Le sentiment d’oppression, voire de culpabilité, souvent imposé par la personne qui harcèle, qui ne vise absolument pas à complimenter mais force sa victime à se sentir inférieure en raison de son sexe, coupe net le réflexe que devrions avoir d’invectiver comme il se doit le goujat. Le fait que les femmes qui sont ciblées ne perçoivent pas toujours le caractère dégradant de l’intention derrière l’acte, et se sentent choyées par l’attention qu’on leur porte, ne fait pas de ce sentiment chez d’autres une affabulation.

Avec WoMoz, nous nous battons pour rendre accessible l’informatique autant aux femmes qu’aux hommes. Nous tentons de lutter contre les préjugés qui affirment que les femmes n’ont rien à voir avec les ordinateurs, ce genre de choses. Mais à la base de tout, il y a cette soumission quotidienne des femmes à une réalité insultante. Et là, que pouvons-nous faire ? A mon sens, aider à une prise de conscience généralisée du caractère inadmissible du harcèlement de rue.

Le documentaire « Femmes de rue » est aujourd’hui pointé du doigt car certaines y voient la dénonciation d’un groupe social, voire ethnique, en particulier. La vérité, c’est que ce sont simplement les habitants du quartier de Sofie Peeters. Car à mes yeux, tout le monde peut participer au harcèlement de rue. Même ailleurs que dans la rue.

Moi qui suis actuellement à San Francisco, je peux vous dire qu’il m’arrive de déguster. En tant que Française, c’est comme si je portais sur mon visage l’autorisation de me manquer de respect. Je collectionne les « ça va chérie ? », « tu me donnes ton numéro de téléphone ? », prononcés au vol. Devrais-je me sentir flattée ? Suis-je censée apprécier parce que je suis une Française, et donc forcément une débauchée ? Ou est-ce tout ce qu’ils ont appris en français ? En tout cas, voici la preuve que l’Europe n’est pas seule concernée.
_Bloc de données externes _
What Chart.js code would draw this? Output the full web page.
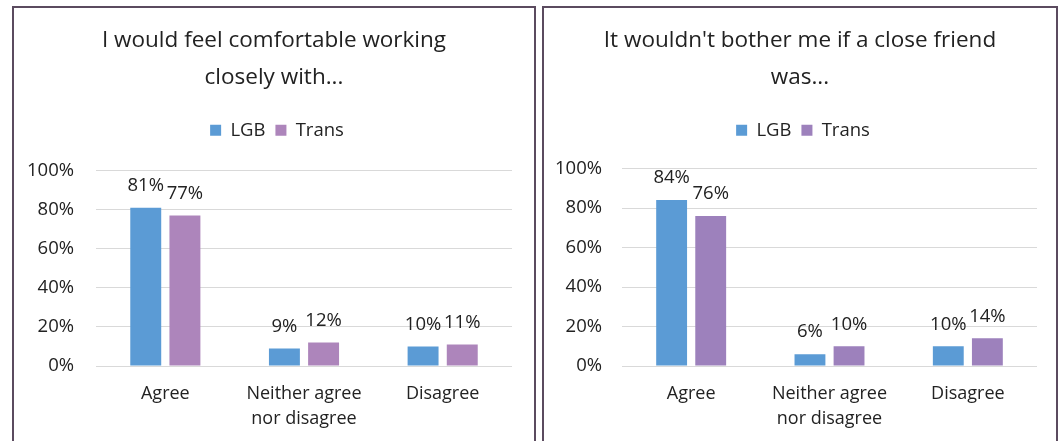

Mais prenons à présent le monde du Logiciel Libre. Je dois reconnaître que je m’y sens souvent comme dans un cocon, avec des geeks attachants, qui me respectent et savent pertinemment que je suis en couple de longue date. Des geeks qui se disent prêts à multiplier les efforts pour aider les filles à se sentir bien dans le milieu de l’informatique. Pourtant. Pourtant, qui n’a pas vu les filles en débardeurs de l’Ubuntu Party se voir manquer de respect par des geeks qui se muent soudain en petits cons ? Parce que ce jour-là elles apparaissent comme des hôtesses… Et le respect s’enfuit ? Et vous qui ne vous livrez pas à ce genre de réflexions dégradantes, avez-vous pensé à demander à ces femmes ce qu’elles en pensent ? Ou avez-vous fermé les yeux ?

Le problème, c’est la banalisation ! Parce que ce n’est pas un viol, on occulte. Parce que ce ne sont que des mots, on occulte. Combien d’entre vous, messieurs, qui avez le nez dans vos ordinateurs, étiez conscients de cette réalité ? Le monde du Libre n’est pas épargné. Alors un petit conseil : apprenez la différence entre une remarque inappropriée et un compliment. Entre la séduction et la goujaterie. Et vous verrez les femmes lever les yeux, sourire, et se sentir bien.

Tous ensemble, refusons la banalisation du sexisme ordinaire.